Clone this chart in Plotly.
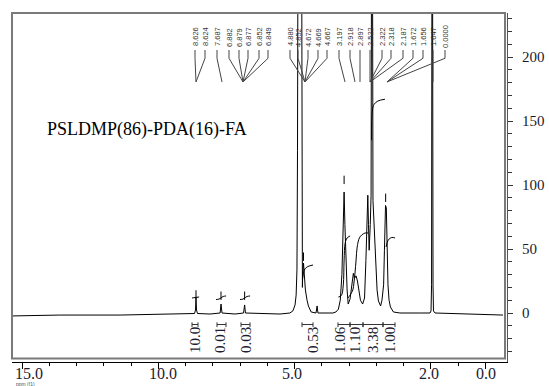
import plotly.graph_objects as go

# ---------------- data ----------------
# 1H NMR trace: chemical shift (ppm, on the drawn axis) and intensity
ppm = [15.37, 13.61, 11.40, 9.02, 8.67, 8.633, 8.615, 8.596, 8.56, 8.10,
       7.73, 7.697, 7.66, 7.18, 6.87, 6.83, 6.80, 5.53, 5.17,
       5.06, 4.98, 4.94, 4.91, 4.89, 4.87, 4.74, 4.725, 4.71, 4.70, 4.67, 4.64,
       4.60, 4.54, 4.49, 4.39, 4.21, 4.17, 4.14, 3.59,
       3.48, 3.39, 3.32, 3.26, 3.21, 3.18, 3.15, 3.11, 3.07, 3.03,
       2.96, 2.91, 2.84, 2.80, 2.74, 2.69, 2.63, 2.58, 2.50,
       2.43, 2.38, 2.34, 2.31, 2.285, 2.26, 2.22, 2.19, 2.17, 2.14, 2.12,
       2.08, 2.05, 2.01, 1.97, 1.92, 1.84,
       1.79, 1.73, 1.70, 1.66, 1.63, 1.60, 1.57, 1.53, 1.48, 1.37, 1.13, 0.39,
       0.028, -0.01, -0.03, -0.046, -0.064, -0.083, -0.10, -0.156, -1.44, -2.65]
intensity = [-2.3, -1.6, -1.6, -0.8, -0.4, 2.3, 12.5, 2.3, -0.4, -0.8,
             0.0, 7.0, 0.0, -0.8, 0.0, 6.3, 0.0, -0.8, 0.0,
             1.6, 6.3, 14.0, 33.6, 127, 322, 322, 127, 20, 30, 39, 30,
             18, 10, 5.5, 0.8, 0.0, 5.5, 0.0, 0.0,
             0.8, 3.0, 10, 30, 69, 94.5, 69, 37.5, 18, 7,
             11, 19.5, 31, 27, 29, 25, 16.4, 10, 7,
             11.7, 41, 76.5, 92, 69, 49, 69, 92, 322, 322, 88,
             71, 60, 37.5, 18, 9.4, 5.5,
             10, 22, 49, 84, 82, 49, 22, 10, 4.7, 0.8, 0.0, 0.0,
             0.0, 1.6, 22, 322, 322, 22, 1.6, 0.0, -0.8, -1.6]

# integral curves (one small list per integrated region)
int_ppm = [
    [8.76, 8.65, 8.50],
    [7.88, 7.77, 7.70, 7.62, 7.51],
    [7.00, 6.89, 6.83, 6.74, 6.63],
    [4.71, 4.67, 4.62, 4.51, 4.32],
    [3.39, 3.28, 3.21, 3.18, 3.14, 3.07, 2.96],
    [3.04, 2.96, 2.86, 2.82, 2.78, 2.74, 2.70, 2.62, 2.53, 2.41, 2.30],
    [2.17, 2.14, 2.08, 1.94, 1.68],
    [1.64, 1.56, 1.43, 1.31],
]
int_val = [
    [11.7, 12.1, 12.5],
    [10.5, 10.9, 11.7, 12.9, 13.3],
    [10.5, 10.9, 11.7, 12.9, 13.3],
    [25.8, 31.0, 34.4, 36.3, 37.5],
    [12.5, 13.7, 21.9, 41.4, 54.7, 58.6, 60.2],
    [11.7, 14.0, 18.0, 23.4, 31.3, 41.4, 51.6, 58.6, 61.0, 62.5, 62.5],
    [135, 158.6, 163, 165.6, 167],
    [51.6, 57.0, 59.0, 58.6],
]

# integral values and their regions
int_labels = ["10.0", "0.01", "0.03", "0.53", "1.06", "1.10", "3.38", "1.00"]
int_from = [8.761, 7.844, 6.963, 4.725, 3.404, 2.963, 2.486, 1.752]
int_to = [8.541, 7.514, 6.633, 4.321, 2.963, 2.486, 1.752, 1.312]

# peak-pick markers (ppm, height)
pick_ppm = [8.615, 7.697, 6.83, 4.67, 3.18, 1.655]
pick_val = [14.5, 13.5, 13.5, 44, 104, 90]

# peak labels and the peak each one points at
peak_labels = ["8.626", "8.624", "7.687", "6.882", "6.879", "6.877", "6.852", "6.849",
               "4.880", "4.852", "4.672", "4.669", "4.667", "3.197", "2.918", "2.897",
               "2.522", "2.322", "2.318", "2.187", "1.672", "1.656", "1.647", "0.0000"]
peak_targets = [8.615, 8.615, 7.661, 6.89, 6.89, 6.89, 6.89, 6.89,
                4.615, 4.615, 4.615, 4.615, 4.615, 3.147, 2.78, 2.596,
                2.229, 2.229, 2.229, 2.229, 1.606, 1.606, -0.083, 1.606]

x_tick_vals = [15, 10, 5, 0, -2]
x_tick_text = ["15.0", "10.0", "5.0", "2.0", "0.0"]
y_tick_vals = [0, 50, 100, 150, 200]

title_text = "PSLDMP(86)-PDA(16)-FA"

# ---------------- layout positions (ppm along the drawn axis) ----------------
label_x = [8.651, 8.284, 7.844, 7.404, 7.037, 6.706, 6.303, 5.972,
           5.165, 4.872, 4.505, 4.138, 3.807, 3.367, 2.963, 2.596,
           2.229, 1.789, 1.459, 1.018, 0.651, 0.284, -0.083, -0.523]
int_text_x = [8.651, 7.734, 6.780, 4.321, 3.330, 2.780, 2.119, 1.495]
x_label_pos = [14.743, 9.826, 5.09, 0.06, -2.03]

XR = [15.367, -2.798]
YR = [-38.28, 234.375]
SERIF = "Liberation Serif"
TXT = "#1c1c30"

fig = go.Figure()
fig.add_trace(go.Scatter(x=ppm, y=intensity, mode="lines",
                         line=dict(color="black", width=1), hoverinfo="skip"))
for xs, ys in zip(int_ppm, int_val):
    fig.add_trace(go.Scatter(x=xs, y=ys, mode="lines", line=dict(color="black", width=1),
                             line_shape="spline", hoverinfo="skip"))
fig.add_trace(go.Scatter(x=pick_ppm, y=pick_val, mode="markers",
                         marker=dict(symbol="line-ns", size=6, line=dict(width=1, color="black")),
                         hoverinfo="skip"))

shapes = []
# frame
shapes.append(dict(type="rect", xref="paper", yref="paper", x0=0, x1=0.996, y0=0.01, y1=1,
                   line=dict(color="#7a7a7a", width=2)))
# integral brackets
for a, b in zip(int_from, int_to):
    shapes.append(dict(type="line", xref="x", yref="y", x0=a, x1=b, y0=-9, y1=-9,
                       line=dict(color="#333", width=1)))
    for e in (a, b):
        shapes.append(dict(type="line", xref="x", yref="y", x0=e, x1=e, y0=-7.3, y1=-11,
                           line=dict(color="#333", width=1)))
# peak label leader lines
for lx, tx in zip(label_x, peak_targets):
    shapes.append(dict(type="path", xref="x", yref="y",
                       path=f"M {lx},205.5 L {lx},199 L {tx},180.5",
                       line=dict(color="#444", width=1)))

ann = []
for t, lx in zip(peak_labels, label_x):
    ann.append(dict(x=lx, y=215.6, xref="x", yref="y", text=t, showarrow=False, textangle=-90,
                    font=dict(family="Liberation Sans", size=7.5, color="#333")))
for t, lx in zip(int_labels, int_text_x):
    ann.append(dict(x=lx, y=-21, xref="x", yref="y", text=t, showarrow=False, textangle=-90,
                    font=dict(family=SERIF, size=15, color=TXT)))
for t, lx in zip(x_tick_text, x_label_pos):
    ann.append(dict(x=lx, y=-0.033, xref="x", yref="paper", yanchor="middle", text=t,
                    showarrow=False, font=dict(family=SERIF, size=16, color=TXT)))
ann.append(dict(x=0.005, y=-0.062, xref="paper", yref="paper", xanchor="left", yanchor="middle",
                text="ppm (f1)", showarrow=False, font=dict(family="Liberation Sans", size=5, color="#555")))
ann.append(dict(x=14.156, y=143, xref="x", yref="y", xanchor="left", yanchor="middle",
                text=title_text, showarrow=False, font=dict(family=SERIF, size=18, color="black")))

fig.update_layout(
    width=549, height=386,
    margin=dict(l=12, r=42, t=13, b=24, autoexpand=False),
    paper_bgcolor="white", plot_bgcolor="white",
    showlegend=False,
    shapes=shapes, annotations=ann,
    xaxis=dict(range=XR, showgrid=False, zeroline=False, showline=True, linecolor="black",
               linewidth=1, ticks="outside", ticklen=6, tickcolor="black", automargin=False,
               tickmode="array", tickvals=x_tick_vals, ticktext=x_tick_text, showticklabels=False,
               minor=dict(tickmode="array", tickvals=list(range(-2, 16)), ticks="outside",
                          ticklen=3, tickcolor="black")),
    yaxis=dict(range=YR, side="right", showgrid=False, zeroline=False, showline=True,
               linecolor="#555", linewidth=1, ticks="outside", ticklen=5, tickcolor="#333",
               tickmode="array", tickvals=y_tick_vals, ticklabelstandoff=6, automargin=False,
               tickfont=dict(family=SERIF, size=15, color=TXT),
               minor=dict(dtick=10, tick0=0, ticks="outside", ticklen=4, tickcolor="#333")),
)

fig.write_html("out.html")
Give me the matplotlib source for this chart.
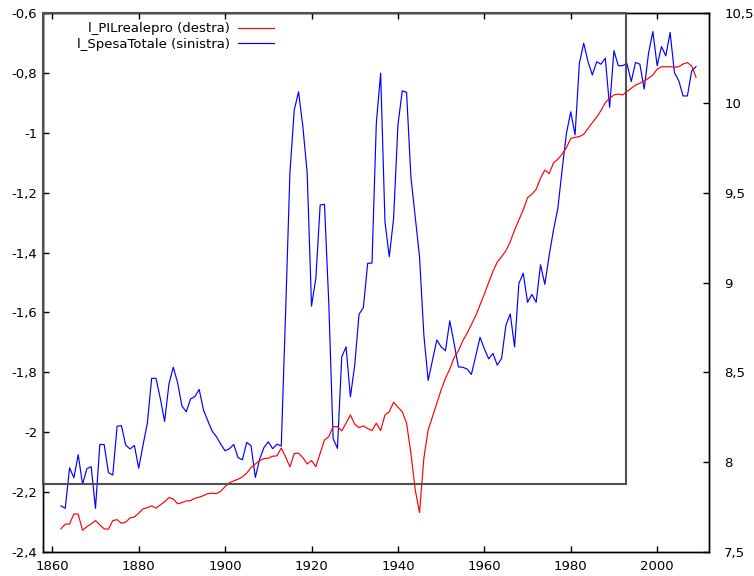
import numpy as np
import matplotlib
matplotlib.use('Agg')
import matplotlib.pyplot as plt
from matplotlib.patches import Rectangle
from matplotlib.ticker import FuncFormatter, MultipleLocator

years = np.arange(1862, 2010)

# l_SpesaTotale, left axis
spesa = [
    -2.246, -2.254, -2.119, -2.152, -2.075, -2.174, -2.122, -2.115,              # 1862-1869
    -2.254, -2.041, -2.041, -2.135, -2.143, -1.980, -1.978, -2.043, -2.056, -2.044,  # 1870s
    -2.120, -2.043, -1.970, -1.820, -1.820, -1.887, -1.964, -1.839, -1.783, -1.834,  # 1880s
    -1.912, -1.932, -1.889, -1.881, -1.857, -1.926, -1.962, -1.996, -2.015, -2.040,  # 1890s
    -2.062, -2.055, -2.041, -2.085, -2.092, -2.034, -2.045, -2.151, -2.090, -2.051,  # 1900s
    -2.032, -2.055, -2.040, -2.046, -1.600, -1.135, -0.924, -0.863, -0.980, -1.135,  # 1910s
    -1.579, -1.486, -1.241, -1.239, -1.570, -2.021, -2.054, -1.748, -1.715, -1.882,  # 1920s
    -1.776, -1.606, -1.584, -1.436, -1.435, -0.968, -0.801, -1.297, -1.414, -1.286,  # 1930s
    -0.974, -0.860, -0.865, -1.147, -1.280, -1.414, -1.675, -1.827, -1.759, -1.692,  # 1940s
    -1.715, -1.728, -1.628, -1.703, -1.782, -1.783, -1.789, -1.807, -1.746, -1.683,  # 1950s
    -1.721, -1.755, -1.737, -1.776, -1.753, -1.642, -1.605, -1.715, -1.503, -1.469,  # 1960s
    -1.566, -1.540, -1.566, -1.441, -1.506, -1.410, -1.325, -1.254, -1.124, -1.002,  # 1970s
    -0.930, -1.007, -0.768, -0.701, -0.763, -0.807, -0.763, -0.771, -0.751, -0.915,  # 1980s
    -0.726, -0.776, -0.776, -0.768, -0.829, -0.765, -0.771, -0.854, -0.735, -0.662,  # 1990s
    -0.776, -0.712, -0.743, -0.665, -0.799, -0.826, -0.877, -0.877, -0.793, -0.779,  # 2000s
]

# l_PILrealepro, right axis
pil = [
    7.629, 7.655, 7.656, 7.712, 7.710, 7.621, 7.641, 7.656,                      # 1862-1869
    7.675, 7.651, 7.629, 7.627, 7.675, 7.680, 7.660, 7.666, 7.690, 7.695,        # 1870s
    7.716, 7.740, 7.747, 7.757, 7.744, 7.762, 7.780, 7.803, 7.795, 7.768,        # 1880s
    7.775, 7.784, 7.786, 7.799, 7.805, 7.814, 7.825, 7.827, 7.825, 7.838,        # 1890s
    7.864, 7.885, 7.896, 7.905, 7.918, 7.939, 7.970, 7.990, 8.009, 8.020,        # 1900s
    8.022, 8.033, 8.035, 8.079, 8.029, 7.974, 8.048, 8.050, 8.025, 7.990,        # 1910s
    8.009, 7.975, 8.050, 8.124, 8.142, 8.198, 8.198, 8.174, 8.217, 8.263,        # 1920s
    8.211, 8.192, 8.202, 8.187, 8.176, 8.217, 8.176, 8.263, 8.281, 8.334,        # 1930s
    8.306, 8.281, 8.217, 8.050, 7.846, 7.719, 8.022, 8.179, 8.254, 8.328,        # 1940s
    8.402, 8.467, 8.518, 8.582, 8.620, 8.675, 8.717, 8.766, 8.815, 8.875,        # 1950s
    8.935, 9.000, 9.062, 9.114, 9.144, 9.177, 9.227, 9.292, 9.348, 9.404,        # 1960s
    9.472, 9.491, 9.519, 9.580, 9.626, 9.606, 9.665, 9.686, 9.715, 9.750,        # 1970s
    9.802, 9.808, 9.812, 9.825, 9.858, 9.890, 9.920, 9.957, 10.001, 10.025,      # 1980s
    10.044, 10.049, 10.044, 10.062, 10.081, 10.099, 10.109, 10.122, 10.137, 10.155,  # 1990s
    10.187, 10.201, 10.201, 10.201, 10.198, 10.201, 10.216, 10.224, 10.205, 10.142,  # 2000s
]

def virgola(v, pos):
    s = ('%.1f' % v).rstrip('0').rstrip('.')
    return s.replace('.', ',')

plt.rcParams['font.family'] = 'DejaVu Sans'
plt.rcParams['font.size'] = 9.5

fig = plt.figure(figsize=(7.54, 5.76), dpi=100)
ax = fig.add_axes([43 / 754, 24 / 576, 666 / 754, 539 / 576])
ax2 = ax.twinx()

l2, = ax2.plot(years, pil, color='#ff0000', lw=0.85, label='l_PILrealepro (destra)')
l1, = ax.plot(years, spesa, color='#0000ff', lw=0.85, label='l_SpesaTotale (sinistra)')

ax.set_xlim(1857.85, 2012)
ax.set_ylim(-2.4, -0.6)
ax2.set_ylim(7.5, 10.5)

ax.xaxis.set_major_locator(MultipleLocator(20))
ax.yaxis.set_major_locator(MultipleLocator(0.2))
ax2.yaxis.set_major_locator(MultipleLocator(0.5))
ax.yaxis.set_major_formatter(FuncFormatter(virgola))
ax2.yaxis.set_major_formatter(FuncFormatter(virgola))

ax.tick_params(axis='x', direction='in', length=4, width=1, top=True, pad=6)
ax.tick_params(axis='y', direction='in', length=4, width=1, pad=4)
ax2.tick_params(axis='y', direction='in', length=4, width=1, pad=11)
for a in (ax, ax2):
    for sp in a.spines.values():
        sp.set_linewidth(1.0)

# gray frame drawn over the series
ax2.add_patch(Rectangle((0, 0.126), 0.8754, 0.874, transform=ax.transAxes,
                        fill=False, edgecolor='#505050', lw=1.5, zorder=5,
                        clip_on=False))

ax2.legend(handles=[l2, l1], loc='upper right', bbox_to_anchor=(0.36, 1.0),
           frameon=False, markerfirst=False, handlelength=2.7,
           handletextpad=0.6, labelspacing=0.2, borderaxespad=0.3)

fig.savefig('out.png', dpi=100)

● ● ● ● ● ● ●

Take the stretch from the line containing "Give me the matplotlib source for this chart." through the line containing "years = np.arange(1862, 2010)" and reproduce it exactly, both ends included. Omit the pictures.

Give me the matplotlib source for this chart.
import numpy as np
import matplotlib
matplotlib.use('Agg')
import matplotlib.pyplot as plt
from matplotlib.patches import Rectangle
from matplotlib.ticker import FuncFormatter, MultipleLocator

years = np.arange(1862, 2010)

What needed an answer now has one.